It took me a few days for the impact of the photo to hit me. I’ve never seen a dead child before. Photos of children at the beach are usually accompanied by sandcastles, sun and smiles. What was I looking at? Tears welled up and despair came like a fist in the guts. What is wrong with us? The little two year old boy, dressed in shorts and a T-shirt, wearing small shoes with velcro straps because he’s too young to tie his shoelaces. What has become of this world?

Another image appeared in my memory as if to answer my question. It occurred to me that this other image, as banal as it seems, sums up what is wrong with this earth. Two middle aged, privileged, powerful white men, in charge of the treasury in one of the world’s richest countries, lounging on a balcony outside their offices, smoking presumably expensive cigars. I don’t want to make this about Hockey and Cormann personally; that would be unfair. The thing is, it occurred to me, that if little Aylan Kurdi represents the tragic problem of displaced people, fleeing war and poverty, following the human instinct to hope for a better life, a safer life, a life, and having that hope extinguished, then of course a photo of Hockey and Cormann, smoking cigars, celebrating their use of power to strip funding to a rich country’s health, education and welfare programs and their rich country’s foreign aid budget, is surely representative of the problem. It’s not like these men are oppressive tyrants imposed through feudalistic birth-right. They’re democratically elected oppressive tyrants imposed through feudalistic birth-right. And Australians, amongst other rich nations, keep choosing them to make really bad decisions for all of us.

Putting it in I think necessarily simplistic terms, the priority of any species capable of survival should be to a) ensure the health and safety of its population, b) support that population to successfully reproduce and c) to maintain a safe environment for these populations to continue the species. Sorry to sound all Darwinian about this, but let’s call a spade a spade. A world that cares more about the short-term maintenance and growth of the wealth and lifestyle of the richest few at the expense of the health and safety of everyone else is never going to endure.

When those who support the Hockeys and Cormanns are more worried about their electricity bills than worrying about how their offspring will survive in a post-climate change heatwave, drought, fire, cyclone or flood, we’re not prioritising very well. When there are two year olds washing up on the beach, and the Prime Ministers of rich countries are cutting foreign aid and reducing their refugee intakes, and instead planning to spend money bombing the country the two year old has fled from, to save their own job and their own rich lifestyle, something has gone drastically wrong.

We are in the midst of a crisis of displaced people, that of which the world hasn’t seen since World War II. The world is increasingly being divided into the haves and the have nots. This is not about those who can afford the new iPhone and those who can’t. This is about those who have safe lives, where they can house, feed and clothe their families and those who do not. War is making the divide larger. Climate change will make it wider still. We, as a collective species, need to understand that we are at a fork-in-the-road; do something positive about this situation, or expect World War III.

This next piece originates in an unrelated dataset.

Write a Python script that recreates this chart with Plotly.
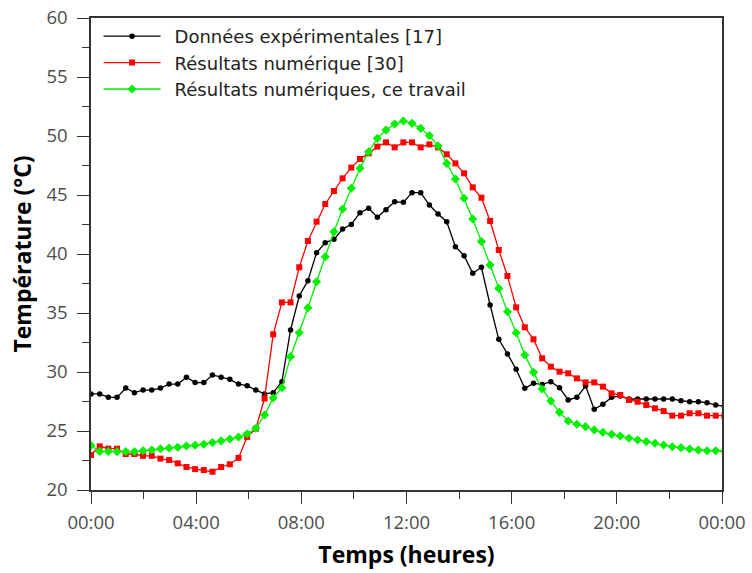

Australia might be an island, where people think they can insulate themselves from the world’s problems, with permission from their government to be selfish and mean. But looking at these two images it’s clear we are not isolated from this problem. No one on earth is. We’ve all seen Aylan Kurdi. It’s shocked us for a moment to forget about footy finals, to put down the remote control, to look at our own children and imagine them lying wet, lifeless and alone. So what do we do about it? The first thing we need to do is to know it is our problem. And the longer we ignore it, the worse it’s going to get.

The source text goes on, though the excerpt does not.